高度経済成長期からバブル崩壊までは、国内の経済はほぼ右肩上がりであり、小売業やサービス業の大手企業はこぞって全国に店舗網を拡大することで、売上や利益を増大させていった。日本経済もほぼ順調に成長を継続させ、世界に通用する水準となった。また、製造業も世界に通用する水準となり、輸出を拡大することで、外貨を稼ぎ、競争力を高めていった。
しかし、バブル経済の崩壊後、今までのビジネスモデルは転換を余儀なくされる。国内では経済の低迷が続いたことで、大手製造事業者はコストを削減することを目的に、海外へ生産拠点を移転した。この結果、国内産業は空洞化し、リストラを進めつつ、企業は生き残りをかけることなった。
しばらくすると、国内では人口減少に転じ、現在でも続いている。少子化も急速に進み、労働者の人手不足も深刻化しつつある。人口減少は需要減少に直結するので、企業や店舗の売上は減少傾向となる。イトーヨーカドーや西友など全国展開している大手企業でさえ、店舗網を縮小し、コストを削減しつつ、生き残りを図るケースが出ている。
事業を拡大することで、売上は増加しやすくなる。店舗網も同様であるが、拡大には経費も大きくなる。売上と経費をきちんと精査した上で、経営戦略を構築し、企業としては利益最大化を図ることが重要である。
大都市圏での営業展開は人口密度が高く、効率的である。一方、地方では人口密度が低く、集客力も低いことで、簡単には高い売上を稼ぐことはできない。全国展開することで、ブランド力を高めることも重要ではあるが、絶対的とはいえない。地方進出により、大きな赤字が続くようだと、経費負担が大きくなり、会社の経営の足を引っ張ることとなり、ひいては全体で赤字を計上することもある。
例えば、イトーヨーカドーの場合、北海道や東北、北信越から完全撤退することで、店舗網を首都圏に集約化することで、生き残りをかけている。赤字店舗の削減は適切であり、リストラを進めつつ、業務効率を改善することが狙いである。経営には重要であり、縮小することで、経費を大幅に削減となる。

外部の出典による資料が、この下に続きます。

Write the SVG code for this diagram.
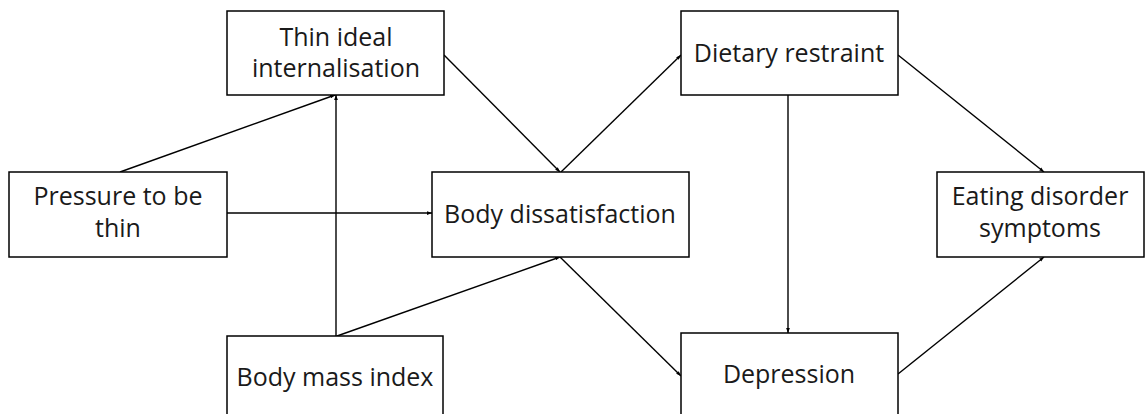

今後、国内では人口減少や少子高齢化が進むことは確実であり、簡単には改善しない。今後、企業や店舗網の削減が進む可能性が高い。逆にこの機会を狙い、買収策を講じることで、事業拡大に舵を切る企業が出始めている。すべて新規で出店するよりも、コストが安価であり、今までのノウハウも内容によっては、継承することも可能である。